Calculations predict surprising quark diffusion in hot nuclear matter

Scientists can use powerful colliders to smash atomic nuclei together to create a quark-gluon plasma (QGP). This "soup" of quarks and gluons, some of the fundamental building blocks of matter, filled the early universe. Tracking how high energy jets of quarks travel through the QGP can reveal information about the QGP's properties.

Scientists' simplest assumption is that local interactions with the quarks and gluons will deflect these energetic particles. But recent theoretical calculations that also include non-local quantum interactions—those interactions beyond a particle's immediate surroundings—predict a super-diffusive process. This means that the complex interactions in QGP deflect quarks faster and at wider angles than can be explained by local interactions alone.

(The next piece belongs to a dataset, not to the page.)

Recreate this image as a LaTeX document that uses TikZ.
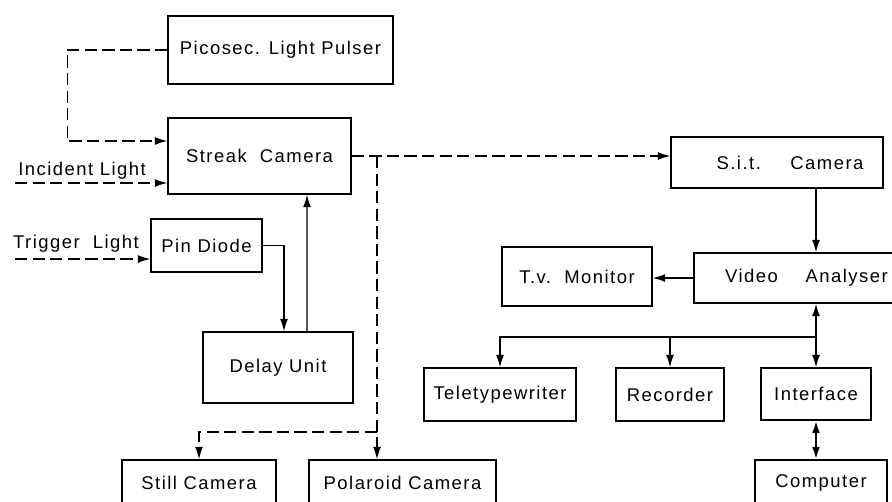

Early calculations based on the theory of strong interactions suggested that jets would undergo a diffusive process caused by random deflections as the energetic particles interacted with the quarks and gluons that make up the plasma—similar to the way pollen particles on the surface of a pond get "kicked" around by water molecules.

Counter to these early calculations, nuclear theorists at Brookhaven National Laboratory recently discovered that including non-local quantum effects—which arise from long-lived gluon fluctuations—predicts significant deviations from the expected diffusion pattern in QGP. Including these non-local effects predicts that energetic jets will undergo a super-diffusive process, broadening the angle of the jet faster than local interactions alone can explain.

Their research has been published in the Journal of High Energy Physics and Physical Review D.

The predictions can be tested by tracking energetic jets in the QGP created in high-energy heavy ion collisions at the Relativistic Heavy Ion Collider (a Department of Energy user facility at Brookhaven National Laboratory) and the Large Hadron Collider in Europe.